Better must also cover up to $15 million in expenses for Aurora, half of which must be delivered within five days of this agreement, and the remainder in two $3.75 million tranches on January 2 and March 8. This last tranche is due should the merger be terminated.
Better has had a challenging year, which is likely why it has gradually become the oldest announced SPAC deal yet to complete – the next four oldest deals all involve either crypto or China. Better and Aurora announced their $6.7 billion transaction 15 months ago in May 2021.
But, in April 2022, Better revealed that rather than generating $122.9 million in net income in 2021 as it predicted at the time of its announcement, it suffered a -$303.8 million net loss on the year. In multiple waves of layoffs, the digital mortgage marketplace has since parted ways with about 3,900 of its 8,900 employees.
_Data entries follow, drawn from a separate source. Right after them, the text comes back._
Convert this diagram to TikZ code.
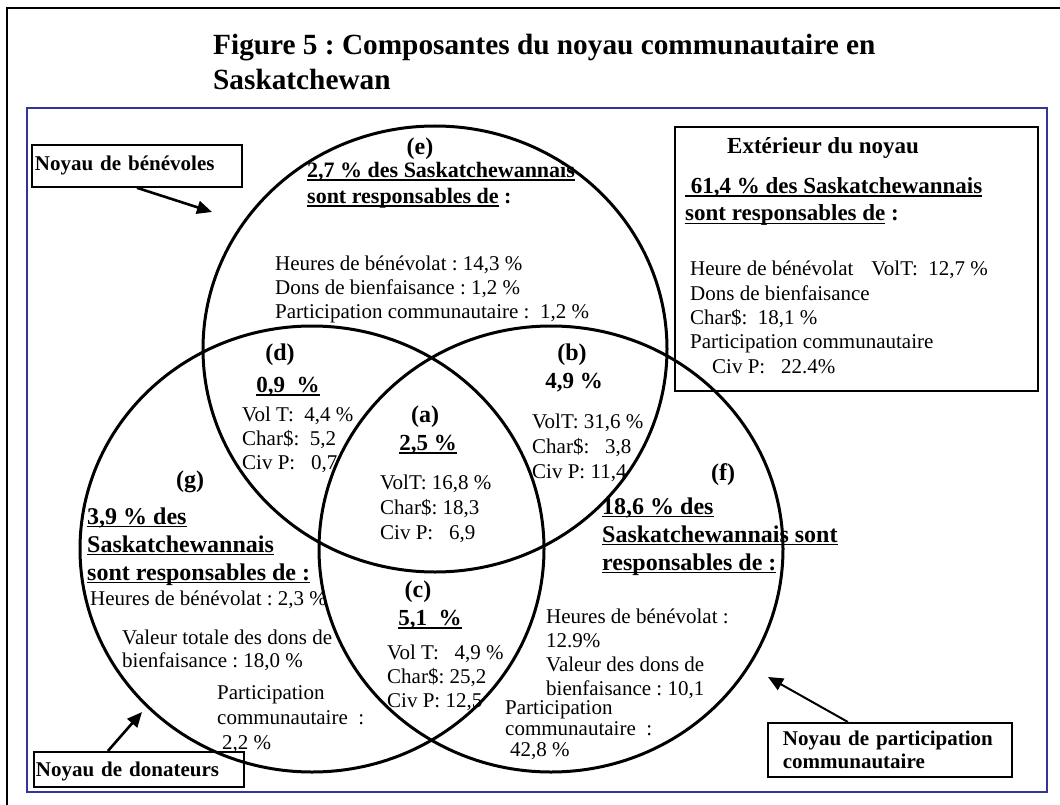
\documentclass[tikz,border=0pt]{standalone}
\usepackage{fontspec}
\setmainfont{Liberation Serif}
\usetikzlibrary{arrows.meta}
\frenchspacing
\definecolor{framecol}{RGB}{51,51,153}
\newsavebox{\ulbox}
\newcommand{\ulbar}[1]{\sbox{\ulbox}{#1}\leavevmode\rlap{\rule[-3pt]{\wd\ulbox}{1.5pt}}\usebox{\ulbox}}
\tikzset{
    ring/.style={line width=3pt},
    tag/.style={font=\fontsize{24}{28}\selectfont\bfseries, inner sep=0pt},
    pct/.style={font=\fontsize{23}{27}\selectfont\bfseries, inner sep=0pt},
    body/.style={font=\fontsize{21}{24}\selectfont, align=left, anchor=base west, inner sep=0pt},
    head/.style={font=\fontsize{24}{28}\selectfont\bfseries, align=left, anchor=base west, inner sep=0pt},
    core/.style={draw, line width=1.8pt, font=\fontsize{21}{23}\selectfont\bfseries, align=left, anchor=north west, inner ysep=0pt, inner xsep=3pt},
    pointer/.style={line width=2.6pt, -{Triangle[length=15pt,width=13pt]}},
}

\begin{document}
\begin{tikzpicture}[x=1pt,y=-1pt]
  \useasboundingbox (0,0) rectangle (1060,805);

  % frames
  \draw[line width=2.6pt] (7,812) -- (7,8) -- (1066,8);
  \draw[framecol, line width=2pt] (27,108) rectangle (1047,792);

  % title (node base = baseline of its last line)
  \node[font=\fontsize{29.3}{35}\selectfont\bfseries, align=left, anchor=base west, inner sep=0pt] (title) at (213,90) {Figure 5 : Composantes du noyau communautaire en\\Saskatchewan};

  % the three cores
  \coordinate (cTop) at (435,349);
  \coordinate (cLeft) at (312,549);
  \coordinate (cRight) at (551,549);
  \draw[ring] (cTop) ellipse [x radius=232, y radius=223];
  \draw[ring] (cLeft) ellipse [x radius=232, y radius=223];
  \draw[ring] (cRight) ellipse [x radius=232, y radius=223];

  % Core boxes
  \node[core, minimum width=210pt, minimum height=42pt, text width=204pt] (benevoles) at (31,144) {Noyau de bénévoles};
  \node[core, minimum width=210pt, minimum height=35pt, text width=206pt, inner xsep=2pt, text depth=0pt] (donateurs) at (33,751) {Noyau de donateurs};
  \node[core, minimum width=244pt, minimum height=54pt, text width=214pt, inner xsep=15pt] (participation) at (767,722) {Noyau de participation\\communautaire};
  \node[draw, line width=1.8pt, minimum width=363pt, minimum height=264pt, anchor=north west, inner sep=0pt] (exterieur) at (674,126) {};

  % Arrows to the cores
  \coordinate (benTip) at (212,212);
  \coordinate (donTip) at (142,712);
  \coordinate (parTip) at (768,677);
  \draw[pointer] (benevoles.south) -- (benTip);
  \draw[pointer] ([xshift=-31pt]donateurs.north) -- (donTip);
  \draw[pointer, line width=2pt] ([xshift=-42pt]participation.north) -- (parTip);

  % Outside the cores
  \node[head, font=\fontsize{23}{27}\selectfont\bfseries] (extTitle) at (727,154) {Extérieur du noyau};
  \node[head, font=\fontsize{23}{27}\selectfont\bfseries] (extHead) at (685,221) {\ulbar{\ 61,4 \% des Saskatchewannais}\\\ulbar{sont responsables de} :};
  \node[body, font=\fontsize{21}{24.3}\selectfont] (extTxt) at (690,373) {Heure de bénévolat\hspace{18pt}VolT:\ \ 12,7 \%\\Dons de bienfaisance\\Char\$:\ \ 18,1 \%\\Participation communautaire\\\hspace*{22pt}Civ P:\ \ \ 22.4\%};

  % (e)
  \node[tag] (lblE) at (420,149) {(e)};
  \node[head, font=\fontsize{22}{26}\selectfont\bfseries] (headE) at (307,204) {\ulbar{2,7 \% des Saskatchewannais}\\\ulbar{sont responsables de} :};
  \node[body] (txtE) at (275,318) {Heures de bénévolat : 14,3 \%\\Dons de bienfaisance : 1,2 \%\\Participation communautaire :\ \ 1,2 \%};

  % (d)
  \node[tag] (lblD) at (280,355) {(d)};
  \node[pct] (pctD) at (288,387) {\ulbar{0,9\ \ \%}};
  \node[body] (txtD) at (242,469) {Vol T:\ \ 4,4 \%\\Char\$:\ \ 5,2\\Civ P:\ \ \ 0,7};

  % (a)
  \node[tag] (lblA) at (425,417) {(a)};
  \node[pct] (pctA) at (428,445) {\ulbar{2,5 \%}};
  \node[body, font=\fontsize{21}{25}\selectfont] (txtA) at (380,539) {VolT: 16,8 \%\\Char\$: 18,3\\Civ P:\ \ \ 6,9};

  % (b)
  \node[tag] (lblB) at (572,355) {(b)};
  \node[pct] (pctB) at (574,383) {4,9 \%};
  \node[body, font=\fontsize{21}{25}\selectfont] (txtB) at (532,478) {VolT: 31,6 \%\\Char\$:\ \ \ 3,8\\Civ P: 11,4};

  % (c)
  \node[tag] (lblC) at (418,592) {(c)};
  \node[pct] (pctC) at (430,620) {\ulbar{5,1\ \ \%}};
  \node[body] (txtC) at (387,707) {Vol T:\ \ \ 4,9 \%\\Char\$: 25,2\\Civ P: 12,5};

  % (g)
  \node[tag] (lblG) at (190,482) {(g)};
  \node[head] (headG) at (87,580) {\ulbar{3,9 \% des}\\\ulbar{Saskatchewannais}\\\ulbar{sont responsables de :}};
  \node[body] (txtG1) at (90,605) {Heures de bénévolat : 2,3 \%};
  \node[body, font=\fontsize{21}{23}\selectfont] (txtG2) at (122,667) {Valeur totale des dons de\\bienfaisance : 18,0 \%};
  \node[body, font=\fontsize{21}{25}\selectfont] (txtG3) at (217,749) {Participation\\communautaire\ \ :\\\hspace*{5pt}2,2 \%};

  % (f)
  \node[tag] (lblF) at (723,475) {(f)};
  \node[head] (headF) at (602,570) {\ulbar{18,6 \% des}\\\ulbar{Saskatchewannais sont}\\\ulbar{responsables de :}};
  \node[body] (txtF1) at (546,695) {Heures de bénévolat :\\12.9\%\\Valeur des dons de\\bienfaisance : 10,1};
  \node[body, font=\fontsize{21}{21}\selectfont] (txtF2) at (505,756) {Participation\\communautaire\ \ :\\\hspace*{5pt}42,8 \%};

\end{tikzpicture}
\end{document}
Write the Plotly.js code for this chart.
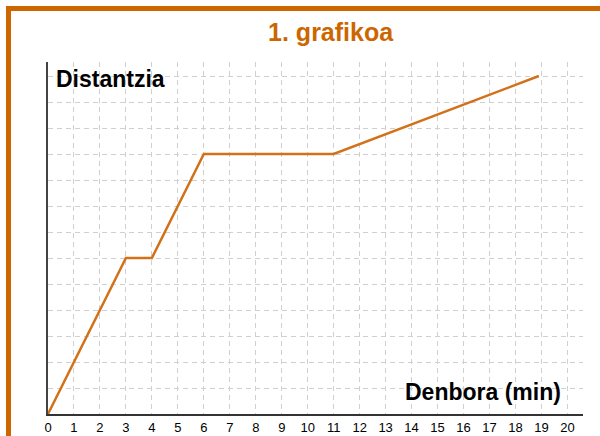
<!DOCTYPE html>
<html>
<head>
<meta charset="utf-8">
<script src="https://cdn.plot.ly/plotly-3.0.1.min.js"></script>
<style>
  html, body { margin: 0; padding: 0; background: #ffffff; }
  #wrap { position: relative; width: 600px; height: 436px; overflow: hidden; }
  #frame { position: absolute; left: 6px; top: 6px; width: 620px; height: 450px;
           border-top: 5px solid #cc6600; border-left: 5px solid #cc6600; box-sizing: border-box; }
  #chart { position: absolute; left: 0; top: 0; width: 600px; height: 436px; }
</style>
</head>
<body>
<div id="wrap">
  <div id="frame"></div>
  <div id="chart"></div>
</div>
<script>
// Data
const timeMin = [0, 3, 4, 6, 11, 18.9];
const distance = [0, 6, 6, 10, 10, 13];
const xTickValues = [0,1,2,3,4,5,6,7,8,9,10,11,12,13,14,15,16,17,18,19,20];
const xTickLabels = ["0","1","2","3","4","5","6","7","8","9","10","11","12","13","14","15","16","17","18","19","20"];
const chartTitle = "1. grafikoa";
const yLabel = "Distantzia";
const xLabel = "Denbora (min)";

const trace = {
  x: timeMin,
  y: distance,
  type: "scatter",
  mode: "lines",
  line: { color: "#d2711a", width: 2.5 },
  hoverinfo: "skip"
};

const layout = {
  width: 600,
  height: 436,
  margin: { l: 48, r: 17, t: 62, b: 22, pad: 0 },
  paper_bgcolor: "rgba(0,0,0,0)",
  plot_bgcolor: "rgba(0,0,0,0)",
  showlegend: false,
  font: { family: "Liberation Sans, Arial, sans-serif", color: "#000000" },
  title: {
    text: "<b>" + chartTitle + "</b>",
    font: { family: "Liberation Sans, Arial, sans-serif", size: 25, color: "#cc6600" },
    x: 0.551, xanchor: "center",
    y: 0.926, yanchor: "middle", yref: "container"
  },
  xaxis: {
    range: [0, 20.6],
    tickmode: "array",
    tickvals: xTickValues,
    ticktext: xTickLabels,
    ticks: "",
    tickfont: { size: 13, color: "#000000" },
    showgrid: true,
    gridcolor: "#d0d0d0",
    gridwidth: 1,
    griddash: "5px,4px",
    zeroline: false,
    showline: true,
    linecolor: "#333333",
    linewidth: 2,
    fixedrange: true
  },
  yaxis: {
    range: [0, 13.54],
    tickmode: "linear",
    tick0: 0,
    dtick: 1,
    showticklabels: false,
    ticks: "",
    showgrid: true,
    gridcolor: "#d0d0d0",
    gridwidth: 1,
    griddash: "5px,4px",
    zeroline: false,
    showline: true,
    linecolor: "#444444",
    linewidth: 2,
    fixedrange: true
  },
  annotations: [
    {
      text: "<b>" + yLabel + "</b>",
      xref: "paper", yref: "paper",
      x: 0.011, y: 0.953,
      xanchor: "left", yanchor: "middle",
      showarrow: false,
      font: { family: "Liberation Sans, Arial, sans-serif", size: 23, color: "#000000" }
    },
    {
      text: "<b>" + xLabel + "</b>",
      xref: "paper", yref: "paper",
      x: 0.9626, y: 0.063,
      xanchor: "right", yanchor: "middle",
      showarrow: false,
      font: { family: "Liberation Sans, Arial, sans-serif", size: 23, color: "#000000" }
    }
  ]
};

Plotly.newPlot("chart", [trace], layout, { displayModeBar: false, staticPlot: true });
</script>
</body>
</html>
A former executive also filed a lawsuit against Better alleging the company misrepresented its business and prospects to secure the Aurora deal. So far, Aurora is not alleging the same, although this additional compensation going the SPAC’s way would seem to tacitly put some blame on the company.
Better announced a management shakeup in July, and thus could right the ship in time to still get the original transaction done, although the housing market is cooling at the same time. But, this amendment also waives certain financial exclusivity to Aurora, allowing Better to discuss “alternative financing structures” with Soft Bank affiliate SB Northstar.
Soft Bank was an existing investor in Better, and committed to $1.5 billion in financing in connecting with this transaction, including a $750 million bridge note that was delivered upfront in an earlier deal revision in November.
It is perhaps surprising that Better’s valuation has not been changed through the various revisions to the merger, despite the company itself changing shape quite significantly since the deal was announced. But, for now, the deal marches on.